You know things are really wrong when a break does not get you rested: “How in the world can I find balance then? I’m fed up by all of these!”


I understand, it may feel like a deep well to climb out of right now. But as your brain and body start to pick up orders and targets from the new year, day by day, you will climb out of the well, and get re-established in routine. Sometimes, we feel that we’d rather continue this routine, or have shorter breaks like weekends - at least we won’t need to feel this sharp pain immediately coming out of a long break.


But the long breaks are there, and our bodies need it. How in the world are we supposed to live the long break, so coming out of it, we are re-energized and recharged, ready to tackle the demands in the next journey?


It may sound counter-intuitive, my advice to you is to - take time to feel this pain now - feel the sharp pain of coming out of a long break, facing the daily grinds unprepared, pondering the dilemma of coming out of break, needing another break to cool down.


While in this feeling, ask yourself - if you are granted another chance, another break - how would you spend it, so you have the confidence that you’ll be ready for the next period of your life?


How would you spend your holiday more consciously? What can help you maintain your consciousness during the holiday? What can help you boost your readiness?


Believe it or not, living conscious holidays can be a tougher challenge, a more advanced game, than living conscious normal days. Because, we typically have a structure in our normal days - having interaction points with other people that continuously give us feedback and shape our days into structure. When we are on holiday, all of those structures are, all of a sudden, dropped - and we are left in a void, with a tired body and an exhausted mind.


That’s our most vulnerable moment. If we do not put conscious thoughts beforehand to think about how we want to spend the holidays to be ready for the next wave of challenges, we can easily fall into our lowest denominator needs - overeating, overdrinking, oversleeping, over-entertainment, over-partying, etc.

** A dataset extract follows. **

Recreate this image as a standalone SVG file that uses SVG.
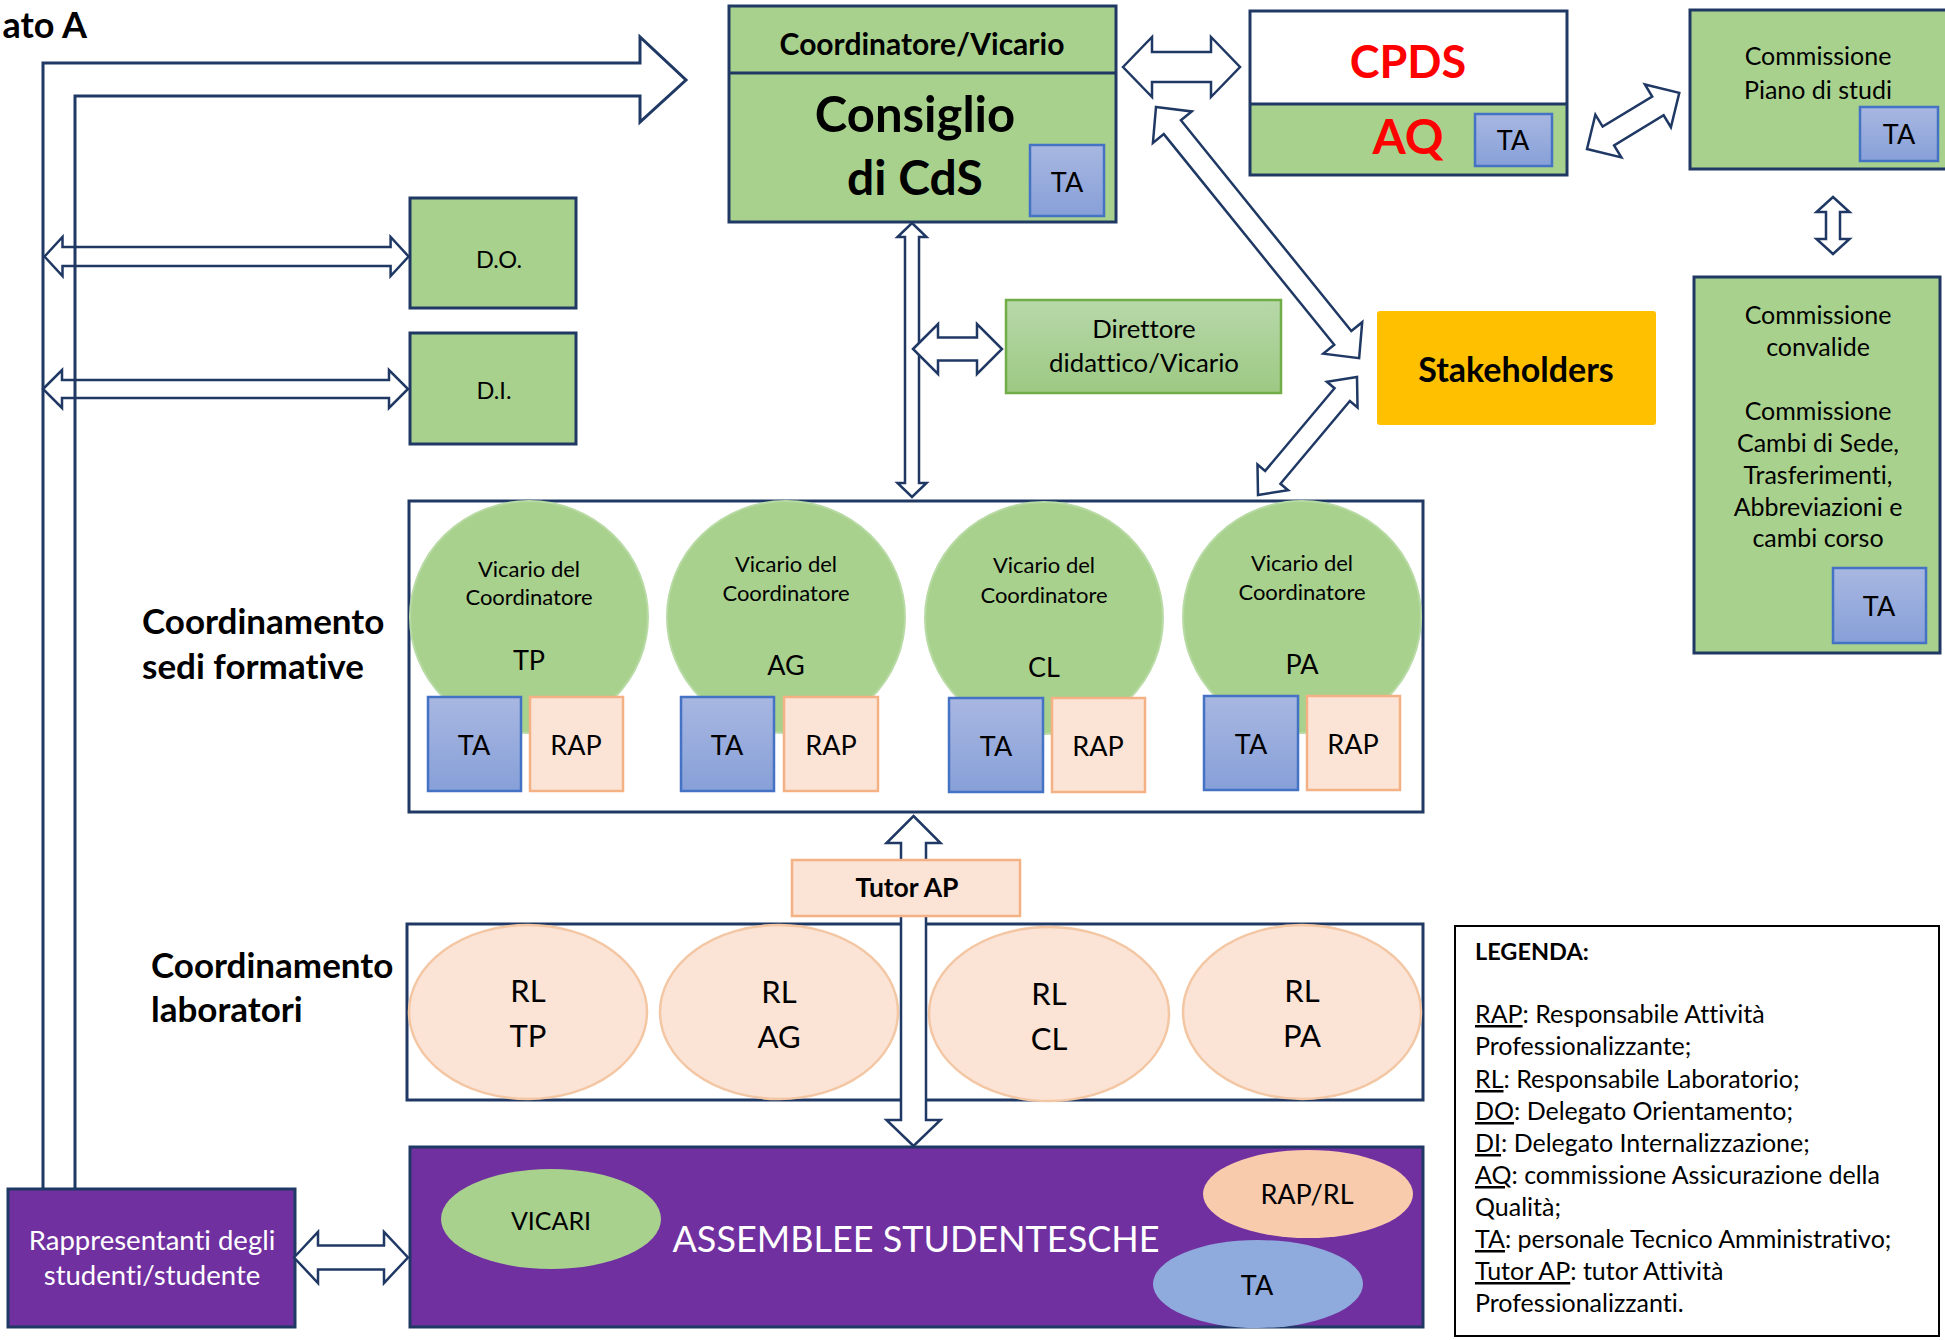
<svg xmlns="http://www.w3.org/2000/svg" width="1945" height="1340" viewBox="0 0 1945 1340">
<defs>
<linearGradient id="gBlue" x1="0" y1="0" x2="0" y2="1"><stop offset="0" stop-color="#A8B7E1"/><stop offset="1" stop-color="#87A0D8"/></linearGradient>
<linearGradient id="gGreen" x1="0" y1="0" x2="0" y2="1"><stop offset="0" stop-color="#B7D8A9"/><stop offset="1" stop-color="#9DC983"/></linearGradient>
<style>
text{font-family:Lato,"Liberation Sans",sans-serif;fill:#000;font-variant-ligatures:none;font-feature-settings:"liga" 0}
.c{text-anchor:middle}
.b{font-weight:bold}
.w{fill:#fff}
.red{fill:#FF0000}
.box{fill:#A9D18E;stroke:#1F3864;stroke-width:3}
.wbox{fill:#fff;stroke:#1F3864;stroke-width:3}
.pbox{fill:#7030A0;stroke:#1F3864;stroke-width:3}
.ta{fill:url(#gBlue);stroke:#4472C4;stroke-width:2.5}
.rap{fill:#FBE3D6;stroke:#F4B183;stroke-width:2.5}
.gc{fill:#A9D18E;stroke:#B8DAA4;stroke-width:2}
.pc{fill:#FBE3D6;stroke:#F4C7A4;stroke-width:2.5}
.arr{fill:#fff;stroke:#1F3864;stroke-width:2.5;stroke-linejoin:miter}
.line{fill:none;stroke:#1F3864;stroke-width:3}
.u{text-decoration:underline}
</style>
</defs>
<rect width="1945" height="1340" fill="#fff"/>

<text x="87" y="38" class="b" text-anchor="end" font-size="36">ato A</text>

<g id="consiglio">
<rect x="729" y="6" width="387" height="216" class="box"/>
<line x1="729" y1="73" x2="1116" y2="73" stroke="#1F3864" stroke-width="3"/>
<text x="922" y="55" class="c b" font-size="30">Coordinatore/Vicario</text>
<text x="915" y="132" class="c b" font-size="49">Consiglio</text>
<text x="915" y="195" class="c b" font-size="48">di CdS</text>
<rect x="1030" y="145" width="74" height="71" class="ta"/>
<text x="1067" y="192" class="c" font-size="27">TA</text>
</g>

<g id="cpds">
<rect x="1250" y="11" width="317" height="93" fill="#fff"/>
<rect x="1250" y="104" width="317" height="71" fill="#A9D18E"/>
<rect x="1250" y="11" width="317" height="164" fill="none" stroke="#1F3864" stroke-width="3"/>
<line x1="1250" y1="104" x2="1567" y2="104" stroke="#1F3864" stroke-width="3"/>
<text x="1408" y="78" class="c b red" font-size="45">CPDS</text>
<text x="1408" y="154" class="c b red" font-size="48">AQ</text>
<rect x="1475" y="114" width="77" height="52" class="ta"/>
<text x="1513" y="150" class="c" font-size="27">TA</text>
</g>

<g id="piano">
<rect x="1690" y="10" width="260" height="159" class="box"/>
<text x="1818" y="65" class="c" font-size="25">Commissione</text>
<text x="1818" y="99" class="c" font-size="25">Piano di studi</text>
<rect x="1860" y="107" width="78" height="54" class="ta"/>
<text x="1899" y="144" class="c" font-size="27">TA</text>
</g>

<g id="convalide">
<rect x="1694" y="277" width="246" height="376" class="box"/>
<text x="1818" y="324" class="c" font-size="25">Commissione</text>
<text x="1818" y="356" class="c" font-size="25">convalide</text>
<text x="1818" y="420" class="c" font-size="25">Commissione</text>
<text x="1818" y="452" class="c" font-size="25">Cambi di Sede,</text>
<text x="1818" y="484" class="c" font-size="25">Trasferimenti,</text>
<text x="1818" y="516" class="c" font-size="25">Abbreviazioni e</text>
<text x="1818" y="547" class="c" font-size="25">cambi corso</text>
<rect x="1833" y="568" width="93" height="75" class="ta"/>
<text x="1879" y="616" class="c" font-size="27">TA</text>
</g>

<g id="stakeholders">
<rect x="1377" y="311" width="279" height="114" rx="3" fill="#FFC000"/>
<text x="1516" y="382" class="c b" font-size="34">Stakeholders</text>
</g>

<g id="direttore">
<rect x="1006" y="300" width="275" height="93" fill="url(#gGreen)" stroke="#70AD47" stroke-width="2.5"/>
<text x="1144" y="338" class="c" font-size="25.8">Direttore</text>
<text x="1144" y="372" class="c" font-size="25.8">didattico/Vicario</text>
</g>

<g id="do">
<rect x="410" y="198" width="166" height="110" class="box"/>
<text x="499" y="268" class="c" font-size="23.5">D.O.</text>
</g>

<g id="di">
<rect x="410" y="333" width="166" height="111" class="box"/>
<text x="494" y="399" class="c" font-size="23.5">D.I.</text>
</g>

<g id="sedi">
<rect x="409" y="501" width="1014" height="311" class="wbox"/>
<ellipse cx="529" cy="617" rx="119" ry="116" class="gc"/>
<ellipse cx="786" cy="617" rx="119" ry="116" class="gc"/>
<ellipse cx="1044" cy="618" rx="119" ry="116" class="gc"/>
<ellipse cx="1302" cy="617" rx="119" ry="116" class="gc"/>
<text x="529" y="577" class="c" font-size="22">Vicario del</text>
<text x="529" y="605" class="c" font-size="22">Coordinatore</text>
<text x="529" y="670" class="c" font-size="27">TP</text>
<text x="786" y="572" class="c" font-size="22">Vicario del</text>
<text x="786" y="601" class="c" font-size="22">Coordinatore</text>
<text x="786" y="675" class="c" font-size="27">AG</text>
<text x="1044" y="573" class="c" font-size="22">Vicario del</text>
<text x="1044" y="603" class="c" font-size="22">Coordinatore</text>
<text x="1044" y="677" class="c" font-size="27">CL</text>
<text x="1302" y="571" class="c" font-size="22">Vicario del</text>
<text x="1302" y="600" class="c" font-size="22">Coordinatore</text>
<text x="1302" y="674" class="c" font-size="27">PA</text>
<rect x="428" y="697" width="93" height="94" class="ta"/>
<rect x="530" y="697" width="93" height="94" class="rap"/>
<rect x="681" y="697" width="93" height="94" class="ta"/>
<rect x="784" y="697" width="94" height="94" class="rap"/>
<rect x="949" y="698" width="94" height="94" class="ta"/>
<rect x="1052" y="698" width="93" height="94" class="rap"/>
<rect x="1204" y="696" width="94" height="94" class="ta"/>
<rect x="1307" y="696" width="93" height="94" class="rap"/>
<text x="474" y="755" class="c" font-size="27">TA</text>
<text x="576" y="755" class="c" font-size="27">RAP</text>
<text x="727" y="755" class="c" font-size="27">TA</text>
<text x="831" y="755" class="c" font-size="27">RAP</text>
<text x="996" y="756" class="c" font-size="27">TA</text>
<text x="1098" y="756" class="c" font-size="27">RAP</text>
<text x="1251" y="754" class="c" font-size="27">TA</text>
<text x="1353" y="754" class="c" font-size="27">RAP</text>
</g>
<text x="142" y="634" class="b" font-size="35">Coordinamento</text>
<text x="142" y="679" class="b" font-size="35">sedi formative</text>

<g id="laboratori">
<rect x="407" y="924" width="1016" height="176" class="wbox"/>
<ellipse cx="528" cy="1012" rx="119" ry="87" class="pc"/>
<ellipse cx="779" cy="1012" rx="119" ry="87" class="pc"/>
<ellipse cx="1049" cy="1014" rx="120" ry="87" class="pc"/>
<ellipse cx="1302" cy="1012" rx="119" ry="87" class="pc"/>
<text x="528" y="1002" class="c" font-size="31">RL</text>
<text x="528" y="1047" class="c" font-size="31">TP</text>
<text x="779" y="1003" class="c" font-size="31">RL</text>
<text x="779" y="1048" class="c" font-size="31">AG</text>
<text x="1049" y="1005" class="c" font-size="31">RL</text>
<text x="1049" y="1050" class="c" font-size="31">CL</text>
<text x="1302" y="1002" class="c" font-size="31">RL</text>
<text x="1302" y="1047" class="c" font-size="31">PA</text>
</g>
<text x="151" y="978" class="b" font-size="35">Coordinamento</text>
<text x="151" y="1022" class="b" font-size="35">laboratori</text>

<g id="assemblee">
<rect x="410" y="1147" width="1013" height="180" class="pbox"/>
<ellipse cx="551" cy="1219" rx="110" ry="50" fill="#A9D18E"/>
<text x="551" y="1230" class="c" font-size="25">VICARI</text>
<text x="916" y="1252" class="c w" font-size="36">ASSEMBLEE STUDENTESCHE</text>
<ellipse cx="1308" cy="1194" rx="105" ry="44" fill="#F8CBAD"/>
<text x="1307" y="1204" class="c" font-size="27">RAP/RL</text>
<ellipse cx="1258" cy="1284" rx="105" ry="44" fill="#8FAADC"/>
<text x="1257" y="1295" class="c" font-size="27">TA</text>
</g>

<g id="rappresentanti">
<rect x="8" y="1189" width="287" height="138" class="pbox"/>
<text x="152" y="1250" class="c w" font-size="27.5">Rappresentanti degli</text>
<text x="152" y="1285" class="c w" font-size="27.5">studenti/studente</text>
</g>

<g id="legenda">
<rect x="1455" y="926" width="484" height="410" fill="#fff" stroke="#000" stroke-width="2"/>
<text x="1475" y="960" class="b" font-size="23.5">LEGENDA:</text>
<text x="1475" y="1023" font-size="25"><tspan class="u">RAP</tspan>: Responsabile Attività</text>
<text x="1475" y="1055" font-size="25">Professionalizzante;</text>
<text x="1475" y="1088" font-size="25"><tspan class="u">RL</tspan>: Responsabile Laboratorio;</text>
<text x="1475" y="1120" font-size="25"><tspan class="u">DO</tspan>: Delegato Orientamento;</text>
<text x="1475" y="1152" font-size="25"><tspan class="u">DI</tspan>: Delegato Internalizzazione;</text>
<text x="1475" y="1184" font-size="25"><tspan class="u">AQ</tspan>: commissione Assicurazione della</text>
<text x="1475" y="1216" font-size="25">Qualità;</text>
<text x="1475" y="1248" font-size="25"><tspan class="u">TA</tspan>: personale Tecnico Amministrativo;</text>
<text x="1475" y="1280" font-size="25"><tspan class="u">Tutor AP</tspan>: tutor Attività</text>
<text x="1475" y="1312" font-size="25">Professionalizzanti.</text>
</g>

<g id="connectors">
<path class="arr" d="M1123,67 L1152,37 L1152,52 L1211,52 L1211,37 L1240,67 L1211,97 L1211,82 L1152,82 L1152,97 Z"/>
<path class="arr" d="M912,223 L926.5,237 L919,237 L919,483 L926.5,483 L912,497 L897.5,483 L905,483 L905,237 L897.5,237 Z"/>
<path class="arr" d="M913,349 L938,324 L938,337.5 L977,337.5 L977,324 L1002,349 L977,374 L977,360.5 L938,360.5 L938,374 Z"/>
<path class="arr" transform="translate(1156,107) rotate(51.03)" d="M0,0 L26,-25 L26,-11 L297,-11 L297,-25 L323,0 L297,25 L297,11 L26,11 L26,25 Z"/>
<path class="arr" transform="translate(1357,377) rotate(130)" d="M0,0 L23,-20 L23,-10 L131,-10 L131,-20 L154,0 L131,20 L131,10 L23,10 L23,20 Z"/>
<path class="arr" transform="translate(1587,149) rotate(-31.3)" d="M0,0 L25,-25 L25,-11 L83,-11 L83,-25 L108,0 L83,25 L83,11 L25,11 L25,25 Z"/>
<path class="arr" d="M1833,197 L1849.5,212 L1840,212 L1840,239 L1849.5,239 L1833,254 L1816.5,239 L1826,239 L1826,212 L1816.5,212 Z"/>
<path class="arr" d="M44.5,256.5 L62.5,237 L62.5,247 L390.6,247 L390.6,237 L408.6,256.5 L390.6,276 L390.6,266 L62.5,266 L62.5,276 Z"/>
<path class="arr" d="M43,389 L62,370 L62,380 L389,380 L389,370 L408,389 L389,408 L389,398 L62,398 L62,408 Z"/>
<path class="arr" d="M913.5,816 L940.5,843 L926,843 L926,1120 L940.5,1120 L913.5,1146 L886.5,1120 L901,1120 L901,843 L886.5,843 Z"/>
<path class="arr" d="M294,1257.5 L318,1232 L318,1245.5 L384,1245.5 L384,1232 L408,1257.5 L384,1283 L384,1269.5 L318,1269.5 L318,1283 Z"/>
<path class="line" d="M43,1189 L43,63 L640,63 L640,37 L686,80 L640,122 L640,96 L75,96 L75,1189"/>
</g>

<g id="tutor">
<rect x="792" y="860" width="228" height="56" class="rap"/>
<text x="907" y="897" class="c b" font-size="26.5">Tutor AP</text>
</g>
</svg>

It sounds work and undesirable. But the sharp pain you’re experiencing right now, can be the key needle-mover on making your next holiday a more enjoyable experience - that you take a little bit of effort before your holiday next time to think about how you will maintain your consciousness, safeguard your personal space, and build your readiness before the journey is up.


And it doesn’t need to be a grueling holiday. You can still enjoy nice meals, have free tickets to fun things you don’t normally do, have drinks, watch shows, etc. - but do them in the context of personal checks and control, so you’re not indulged, forced to wake up from them feeling crushed on the ramp up to a new height of challenges.


Actually, spending holidays this way can be even more fun and more enjoyable. Because everything you do, you do it with a personal feeling of things being in check and balance.


Specifically for me, I set my intention to spend my holiday consciously this time, and it showed up in 3 ways:


  1. Travel plan. Before the holiday, my family suggested we go to Las Vegas. Having imagined what a Las Vegas trip might look like, I opted it out and suggested we might regret spending the end of year and beginning of a new year in a highly material place like Las Vegas. And we changed our trip plan to a more conscious and laid-back location - Portland.


  1. Journal everyday. On the trip, we are tied together as a family, and I don’t have the luxury of having my own private room. Living this way for just a couple of days, I know soon my conscious thoughts would fade and I would fall to the lower threshold of the family. Journaling allowed me to maintain my personal mental space by having a conversation with myself to process the pleasant and unpleasant daily encounterings.


  1. Maintain my food intake. One special threat on holidays is that I have access to many more yummy foods that I don’t have access to on a daily basis. With that, the animal nature in me tends to devour as much as I can. But I know the feeling of mental sloppiness, physical dullness and emotional guilt after a gluttony holiday. I reminded myself to not overeat in my journal; and if I overeat one night, then I would eat less the next day. With this, I was able to largely maintain my mental and physical sharpness over the holiday.


By the end of the day, it is our effort of continuously maintaining consciousness to stay ready that prevents the guilt of forgetting and scrambling from creeping in later on.